Lidar surveying – a powerful remote sensing method that uses light beams to create 3D visualisations – is being used to help pave the way for Queensland’s largest renewable hydrogen project.
The Central Queensland Hydrogen (CQ-H2) Project is being developed as a partnership between the Queensland Government-owned Stanwell Corporation, Japan’s Iwatani Corporation, Kansai Electric Power Company and Marubeni, and Singapore’s Keppel Infrastructure.
The CQ-H2 Project includes the development of a large-scale renewable hydrogen production facility at Aldoga, as well as a hydrogen transport facility (pipeline), and a liquefaction and shipping facility at the Port of Gladstone. The project will also supply renewable hydrogen to an ammonia production facility.
Commercial operations are planned to commence from 2029. Once operational, the project aims to deliver renewable hydrogen to Japan and Singapore, as well as supplying industrial customers in Central Queensland.
Over its 30-year life, the project is expected to deliver $17.2 billion in hydrogen exports, add $12.4 billion to Queensland’s Gross State Product, and support more than 8,900 new jobs.
A feasibility study for the project was successfully completed in 2022, and a Front End Engineering Design (FEED) study is now underway to enable a Final Investment Decision (FID). The FEED study represents the largest investment in an Australian renewable hydrogen project of its kind to date, with a commitment of $117 million from government and consortium partners. This includes $15 million from the Queensland Renewable Energy and Hydrogen Jobs Fund, and $20 million from the Australian Renewable Energy Agency.
During the FEED study, lidar surveys have been conducted to help inform the planning of the CQ-H2 Project.
Lidar (short for light detection and ranging) is a remote sensing method that uses rapid light pulses to collect measurements and map out the surface of the earth. It’s similar to radar (radio detection and ranging) and sonar (sound navigation and ranging), but uses light waves from a laser in place of radio or sound waves.
Lidar sensors use a process known as trigonometric triangulation to capture 3D shapes. Airborne lidar scanning units fire off hundreds of thousands of laser pulses per second, and when these beams of light hit an object or surface, they bounce off and reflect back to the lidar sensor. The lidar system then uses the velocity of light to calculate how long it took for the beams to reflect back (known as the time of flight).
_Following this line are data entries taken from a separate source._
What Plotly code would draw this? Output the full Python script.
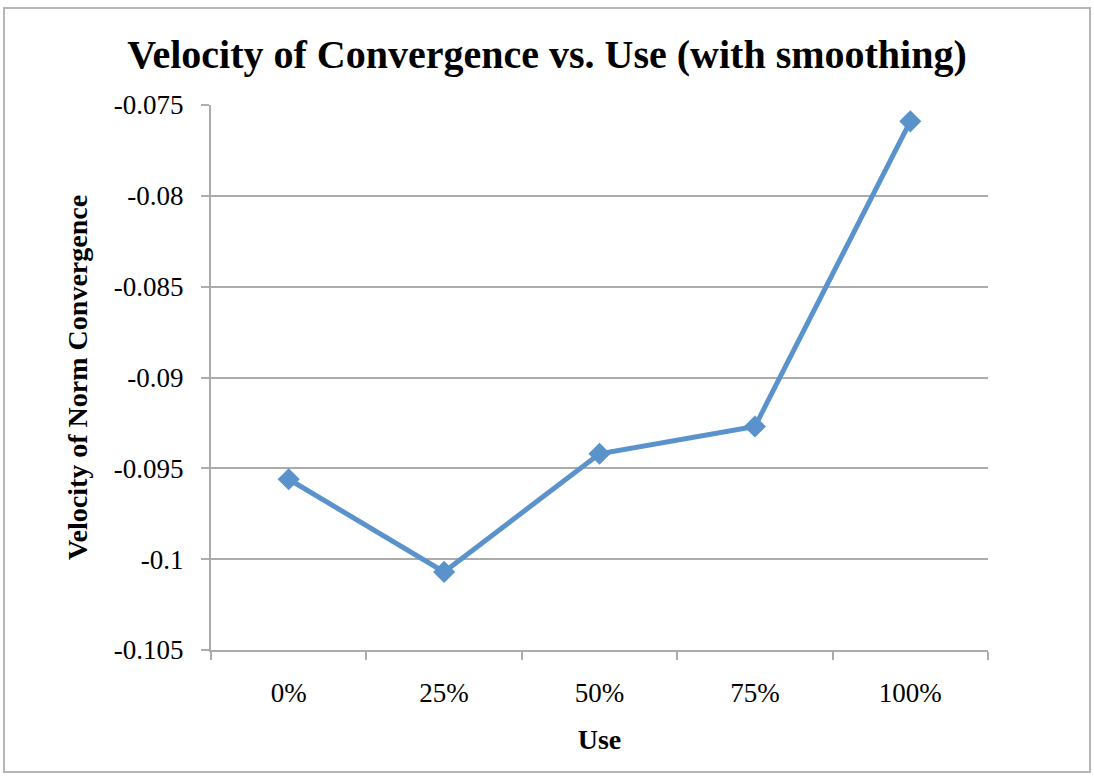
import plotly.graph_objects as go

categories = ["0%", "25%", "50%", "75%", "100%"]
velocity = [-0.0956, -0.1007, -0.0942, -0.0927, -0.0759]
y_tick_vals = [-0.105, -0.1, -0.095, -0.09, -0.085, -0.08, -0.075]
y_tick_text = ["-0.105", "-0.1", "-0.095", "-0.09", "-0.085", "-0.08", "-0.075"]

BLUE = "#5A93CB"
GRID = "#ABABAB"
SERIF = "Liberation Serif, Times New Roman, serif"

fig = go.Figure()
fig.add_trace(go.Scatter(
    x=categories, y=velocity, mode="lines+markers",
    line=dict(color=BLUE, width=5),
    marker=dict(symbol="diamond", size=17, color=BLUE),
    showlegend=False, hoverinfo="x+y",
))

fig.update_layout(
    width=1094, height=776,
    margin=dict(l=211, r=106, t=105, b=126),
    paper_bgcolor="white", plot_bgcolor="white",
    title=dict(text="<b>Velocity of Convergence vs. Use (with smoothing)</b>",
               x=0.5, xref="container", xanchor="center",
               y=1 - 54 / 776, yref="container", yanchor="middle",
               font=dict(family=SERIF, size=40, color="black")),
    font=dict(family=SERIF, color="black"),
    xaxis=dict(
        type="category", range=[-0.5, 4.5], tickson="boundaries",
        ticks="outside", ticklen=8, tickcolor=GRID, tickwidth=2,
        ticklabelstandoff=18,
        showline=True, linecolor=GRID, linewidth=2,
        showgrid=False, zeroline=False,
        tickfont=dict(family=SERIF, size=27, color="black"),
        title=dict(text="<b>Use</b>", font=dict(family=SERIF, size=28, color="black"), standoff=22),
    ),
    yaxis=dict(
        range=[-0.105, -0.075], tickvals=y_tick_vals, ticktext=y_tick_text,
        ticks="outside", ticklen=8, tickcolor=GRID, tickwidth=2,
        ticklabelstandoff=12,
        showline=True, linecolor=GRID, linewidth=2,
        showgrid=True, gridcolor=GRID, gridwidth=2, zeroline=False,
        tickfont=dict(family=SERIF, size=27, color="black"),
        title=dict(text="<b>Velocity of Norm Convergence</b>", font=dict(family=SERIF, size=28, color="black"), standoff=18),
    ),
    shapes=[dict(type="rect", xref="paper", yref="paper",
                 x0=(4 - 211) / 777, x1=(1090 - 211) / 777,
                 y0=(650 - 772) / 545, y1=(650 - 8) / 545,
                 line=dict(color="#B5B5B5", width=2), fillcolor="rgba(0,0,0,0)", layer="below")],
)

fig.write_html("out.html", config={"displayModeBar": False},
               post_script="document.body.style.margin='0';")
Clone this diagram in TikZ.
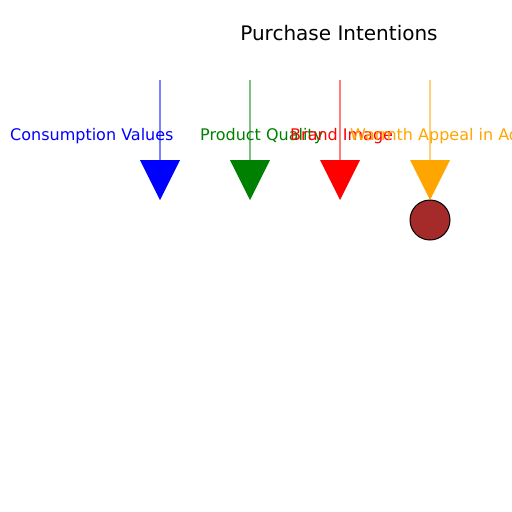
\documentclass[tikz,border=0pt]{standalone}
\usepackage{fontspec}
\setmainfont{DejaVu Sans}
\usepackage{xcolor}
\usetikzlibrary{positioning}
\definecolor{qualgreen}{HTML}{008000}
\definecolor{warmorange}{HTML}{FFA500}
\definecolor{dotbrown}{HTML}{A52A2A}

\begin{document}
\begin{tikzpicture}[
    x=1pt, y=-1pt,
    lbl/.style={anchor=base west, inner sep=0pt, font=\fontsize{16}{19}\selectfont, text=#1},
    stem/.style={draw=#1, draw opacity=0.5, line width=1.5pt},
    tipfill/.style={fill=#1},
    dot/.style={circle, draw=black, fill=dotbrown, line width=1pt, minimum size=40pt, inner sep=0pt}
]
    % Canvas
    \clip (0,0) rectangle (512,512);
    \fill[white] (0,0) rectangle (512,512);

    % Title
    \node[anchor=base, inner sep=0pt, font=\fontsize{20}{24}\selectfont] (title) at (339,40) {Purchase Intentions};

    % Labels
    \node[lbl=blue]       (cvlabel) at (10,140)  {Consumption Values};
    \node[lbl=qualgreen]  (pqlabel) at (200,140) {Product Quality};
    \node[lbl=red]        (bilabel) at (290,140) {Brand Image};
    \node[lbl=warmorange] (walabel) at (350,140) {Warmth Appeal in Advertising};

    % Stems and arrow heads
    \foreach \x/\c/\n in {160/blue/cv, 250/qualgreen/pq, 340/red/bi, 430/warmorange/wa} {
        \coordinate (\n top) at (\x,80);
        \coordinate (\n base) at (\x,160);
        \draw[stem=\c] (\n top) -- (\n base);
        \fill[tipfill=\c] (\x-20,160) -- (\x+20,160) -- (\x,200) -- cycle;
    }

    % Dot below the last arrow
    \node[dot] (wadot) at (430,220) {};

\end{tikzpicture}
\end{document}
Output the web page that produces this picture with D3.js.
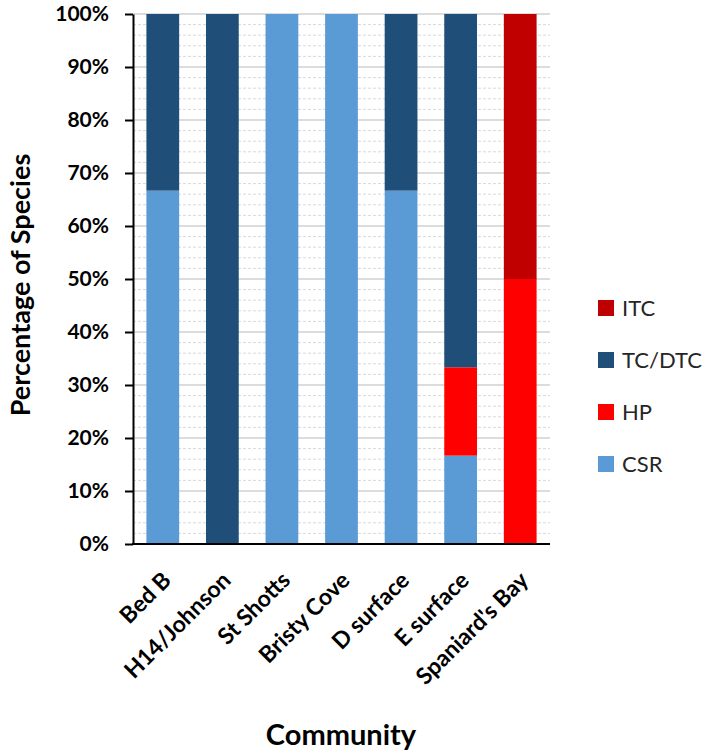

These pulsed laser measurements are then combined with the position and orientation of the lidar equipment, measured using a GPS receiver and internal measurement systems, to create a lidar data point. Each lidar data point has horizontal coordinates (X and Y) and a vertical elevation (Z) value, collectively known as XYZ values.
A point cloud is made up of millions of these data points, representing millions of points on the surface that have been captured by a lidar sensor. This point cloud can then be combined with aerial photogrammetry to create accurate 3D models of the area being surveyed – and the denser the points are, the more detailed these models will be.
Since its development in the early 1960s, when laser scanners were first mounted to planes, lidar surveying has become increasingly commonplace for large-scale projects such as the CQ-H2 Project.
It’s a cost-effective method that allows for accurate data to be captured in a much shorter time frame than would be possible with traditional ground-based surveying methods.
Lidar surveys can contribute to a project’s success by providing accurate data to inform planning decisions, and identifying obstacles and potential issues upfront.
In the case of the CQ-H2 Project, lidar data points and aerial photographs were captured by a plane flying over the proposed sites of the hydrogen production facility, liquefaction and shipping facility and hydrogen pipeline route.
A buffer of roughly 400 metres around the proposed sites for the facilities and along the entire pipeline route was also captured, to ensure the entire area was surveyed.
In one instance where the accuracy of the lidar data wasn’t sufficient to meet the requirements of the Department of Transport and Main Roads, an additional ground survey was completed to supplement the lidar data.
All lidar data, ground survey data and aerial photography for the CQ-H2 Project will now be provided to registered civil engineers. These engineers will utilise powerful 12d modelling software to create triangulated irregular networks (TIN), such as digital terrain models (DTMs) and digital elevation models (DEMs), that plot the natural and man-made geography of the proposed sites in precise detail.
These models will be used as the base for the design of the facilities that will make up the CQ-H2 Project.
They can also be used to identify potential obstacles to the project before building work starts, helping to avoid unforeseen variations and cost blowouts later on.
For example, models generated using lidar data can be used to identify road networks, power lines and creek crossings that sit on the proposed pipeline route.
Ideally, these obstacles will be mitigated by simply going around them. In cases where that’s not possible, it may be necessary to factor plans to tunnel or directionally drill under these obstacles into the cost estimate for the pipeline.
These estimates will inform the FEED study, which will ultimately help to inform the FID.
The CQ-H2 Project is committed to working with the Gladstone community to ensure the project creates long-term benefits for the region, and will continue stakeholder and community engagement activities in Gladstone during the FEED stage.